Saturday, May 9, 2009

RWANDA

DOUG MELINO, Frontline reporter, December 22, 2003
CZIKOWSKY: How much warning did anyone have prior to the genocide? Was there anything the international community could have done to prevent this slaughter?
MERLINO: I guess for about 40 years before the genocide there had been outbreaks of violence against the Tutsis. I don’t think for the ordinary Rwandan—it’d become a fact of life. At the beginning, the genocide started fast and I don’t think anyone imagined it becoming as awful as it did. As far as the U.N.—there was a force on the ground and the leader had been cabling back to NY asking for more reinforcements and an expansion of his power, which was denied. But most think that the bloodshed could have been stopped because you had killers with primitive weapons and maybe 5K or so troops with modern weapons probably could have stopped it.

KIRON K. SKINNER, Bush-Cheney 2004 Foreign Policy Advisor, August 17, 2004
CZIKOWSKY: Why isn’t the Bush Administration shifting troops outside Rwanda? To prevent genocide, shouldn’t we be prepared to accompany and thus assure the delivery of food and supplies to people before thousands more die?
SKINNER: Let us think for a minute about the G-8 summit in Sea Island, Georgia in June.
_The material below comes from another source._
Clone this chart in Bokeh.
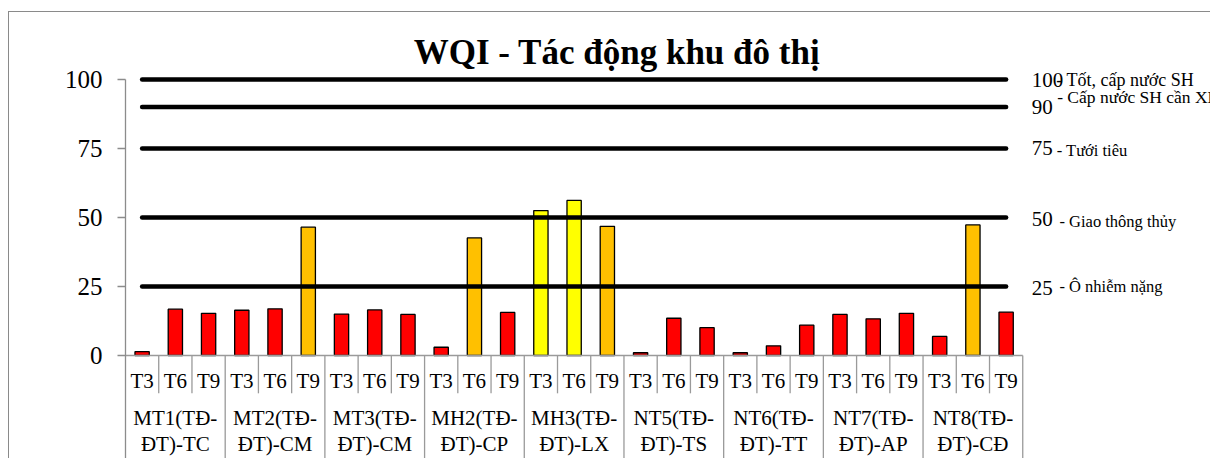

It was an historic summit of the leading industrialized nations. It was historic, in my view, for the very fact that African leaders were included in core sessions of the summit to address their economic and security needs. A number of G-8 initiatives grew out of the summit, and they will help Africa’s partners around the world attempt to stop the genocide, issues of poverty, AIDS, and so on. Please consult some of the communiqués of the summit.